BB: In your experience, what are the areas of skin care within a medical setting that are growing the most in popularity, and which have begun to flag in recent years? Of the latter, what, if anything, has come to the forefront to replace them?
TW: I believe that the industry is moving more toward prevention opposed to correction. At one time, skin care in a medical setting was sought by clients to obtain aggressive treatments that could not be done in a salon or spa. It now seems to be that clients are seeking skin care in a medical setting for clinical products and treatments at a more progressive level, meaning that they are wanting superficial peeling treatments and proven products to prevent the signs of aging as opposed to seeking aggressive treatments to erase damage that has already occurred.
One of the newer treatments being sought is microneedling. Microneedling stimulates a wound response in the skin to induce collagen production. At one time, microneedling rollers were used, but the lack of provider control made it difficult to see consistent results with low side effects. Microneedling devices (pens) are easily controlled by the technician, allowing the depth of the needle to be altered during the treatment to provide safe results on all areas. Radio frequency devices, used for skin tightening, have been around for quite some time but seem to be coming back into favor with new technologies that provide increased results and more comfort for the client. The only treatment that seems to be going out of favor is microdermabrasion. Microdermabrasion has been overused for quite some time. It definitely has its place for thicker, oily, young skin, but as an anti-aging treatment can be too aggressive with the suction and harsh crystals used in some devices.
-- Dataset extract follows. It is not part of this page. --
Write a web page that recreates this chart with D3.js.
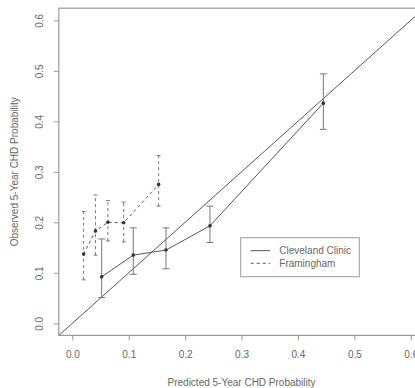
<!DOCTYPE html>
<html>
<head>
<meta charset="utf-8">
<script src="https://cdn.jsdelivr.net/npm/d3@7"></script>
<style>
  body { margin: 0; background: #fff; }
  svg { display: block; font-family: "Liberation Sans", Arial, sans-serif; }
</style>
</head>
<body>
<div id="chart"></div>
<script>
// Cleveland Clinic (solid)
var clevX = [0.052, 0.108, 0.166, 0.244, 0.445]
var clevY = [0.092, 0.135, 0.145, 0.193, 0.436]
var clevLo = [0.051, 0.097, 0.108, 0.160, 0.384]
var clevHi = [0.167, 0.189, 0.189, 0.232, 0.494]

// Framingham (dashed)
var framX = [0.020, 0.041, 0.063, 0.091, 0.153]
var framY = [0.137, 0.183, 0.200, 0.199, 0.275]
var framLo = [0.086, 0.135, 0.163, 0.161, 0.232]
var framHi = [0.221, 0.254, 0.243, 0.240, 0.332]

var ticks = [0, 0.1, 0.2, 0.3, 0.4, 0.5, 0.6]
var legendLabels = ['Cleveland Clinic', 'Framingham']

var width = 415
var height = 388
var plot = { left: 58.8, right: 424.3, top: 8.2, bottom: 335.4 }
var ink = '#555'
var textInk = '#666'

var svg = d3.select('#chart').append('svg')
  .attr('width', width)
  .attr('height', height)

var x = d3.scaleLinear().domain([-0.024, 0.624]).range([plot.left, plot.right])
var y = d3.scaleLinear().domain([-0.024, 0.624]).range([plot.bottom, plot.top])

svg.append('clipPath').attr('id', 'clip')
  .append('rect')
    .attr('x', plot.left).attr('y', plot.top)
    .attr('width', plot.right - plot.left).attr('height', plot.bottom - plot.top)

// diagonal reference line
svg.append('line')
  .attr('clip-path', 'url(#clip)')
  .attr('x1', x(-0.024)).attr('y1', y(-0.024))
  .attr('x2', x(0.624)).attr('y2', y(0.624))
  .attr('stroke', ink).attr('stroke-width', 1)

function series(xs, ys, lo, hi, dash, cap) {
  var pts = xs.map(function (v, i) { return { x: v, y: ys[i], lo: lo[i], hi: hi[i] } })
  var g = svg.append('g')

  g.append('path')
    .datum(pts)
    .attr('fill', 'none')
    .attr('stroke', ink)
    .attr('stroke-width', 1)
    .attr('stroke-dasharray', dash)
    .attr('d', d3.line().x(function (d) { return x(d.x) }).y(function (d) { return y(d.y) }))

  var bars = g.selectAll('g.bar').data(pts).enter().append('g').attr('class', 'bar')
  bars.append('line')
    .attr('x1', function (d) { return x(d.x) }).attr('x2', function (d) { return x(d.x) })
    .attr('y1', function (d) { return y(d.lo) }).attr('y2', function (d) { return y(d.hi) })
    .attr('stroke', '#777').attr('stroke-width', 1)
    .attr('stroke-dasharray', dash)
  ;['lo', 'hi'].forEach(function (k) {
    bars.append('line')
      .attr('x1', function (d) { return x(d.x) - cap }).attr('x2', function (d) { return x(d.x) + cap })
      .attr('y1', function (d) { return y(d[k]) }).attr('y2', function (d) { return y(d[k]) })
      .attr('stroke', '#777').attr('stroke-width', 1)
  })

  g.selectAll('circle').data(pts).enter().append('circle')
    .attr('cx', function (d) { return x(d.x) })
    .attr('cy', function (d) { return y(d.y) })
    .attr('r', 1.8)
    .attr('fill', '#333')
}

series(clevX, clevY, clevLo, clevHi, null, 3.5)
series(framX, framY, framLo, framHi, '3,3', 2)

// box
svg.append('rect')
  .attr('x', plot.left).attr('y', plot.top)
  .attr('width', plot.right - plot.left).attr('height', plot.bottom - plot.top)
  .attr('fill', 'none').attr('stroke', '#999').attr('stroke-width', 1.2)

// axes
var gX = svg.append('g')
  .attr('transform', 'translate(0,' + plot.bottom + ')')
  .call(d3.axisBottom(x).tickValues(ticks).tickFormat(d3.format('.1f')).tickSize(5).tickPadding(11))
var gY = svg.append('g')
  .attr('transform', 'translate(' + plot.left + ',0)')
  .call(d3.axisLeft(y).tickValues(ticks).tickFormat(d3.format('.1f')).tickSize(5))

;[gX, gY].forEach(function (g) {
  g.select('.domain').remove()
  g.selectAll('.tick line').attr('stroke', '#999')
  g.selectAll('.tick text').attr('fill', textInk).style('font-size', '10px')
    .style('font-family', '"Liberation Sans", Arial, sans-serif')
})
gY.selectAll('.tick text')
  .attr('x', null).attr('dy', null)
  .attr('text-anchor', 'middle')
  .attr('transform', 'translate(-19,0) rotate(-90)')
  .attr('dy', '0.35em')

// axis titles
svg.append('text')
  .attr('x', (plot.left + plot.right) / 2).attr('y', 386)
  .attr('text-anchor', 'middle')
  .attr('fill', textInk).style('font-size', '10px')
  .text('Predicted 5-Year CHD Probability')

svg.append('text')
  .attr('transform', 'translate(18,' + (plot.top + plot.bottom) / 2 + ') rotate(-90)')
  .attr('text-anchor', 'middle')
  .attr('fill', textInk).style('font-size', '10px')
  .text('Observed 5-Year CHD Probability')

// legend
var legend = svg.append('g').attr('transform', 'translate(240.7,237.7)')
legend.append('rect')
  .attr('width', 118.6).attr('height', 39)
  .attr('fill', '#fff').attr('stroke', '#999').attr('stroke-width', 1)
legend.selectAll('g.item').data(legendLabels).enter().append('g')
  .attr('class', 'item')
  .attr('transform', function (d, i) { return 'translate(0,' + (13 + i * 12.6) + ')' })
  .each(function (d, i) {
    var it = d3.select(this)
    it.append('line')
      .attr('x1', 10).attr('x2', 29.5)
      .attr('stroke', ink).attr('stroke-width', 1)
      .attr('stroke-dasharray', i === 1 ? '3,3' : null)
    it.append('text')
      .attr('x', 38.6).attr('dy', '0.35em')
      .attr('fill', textInk).style('font-size', '10px')
      .text(d)
  })
</script>
</body>
</html>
As for products, plant stem cells, peptides, and growth factors are becoming top ingredients that clients are asking for. These ingredients each work in their own way to stimulate the production of skin components without irritation associated with high percentage retinoids, which used to be the go-to ingredient for anti-aging.
BB: Your book walks the reader through all aspects of what makes a successful skin care professional, from the philosophical aspects of the profession, through legal concerns, and into individual areas of care and treatment. Moreover, in our conversations throughout the editing process, you were adamant about the fact that education is an ongoing and evolving process that is meant to yield a well-rounded provider, as opposed to segmented training that bolsters one thing to the detriment of another. Could you describe what you feel, in total, makes for the best and most successful skin care professional.
TW: A successful professional will always continue their education and be open to other opinions in the industry. Like you said, it is not about learning a few things, it is the job of each professional to learn as much as possible in the industry and form their own opinions. When I became an esthetician almost 20 years ago, there were not nearly as many options available for skin rejuvenation as there are today. At least once a week a busy practice will get inundated with “the latest and greatest product or device.” It is the professional’s job to research treatment options to determine the best for their clients. What makes us each unique is our own methods and beliefs for client treatments. The more knowledge that each professional gains, the more they can make educated decisions on what to offer and/or recommend to their valued clients.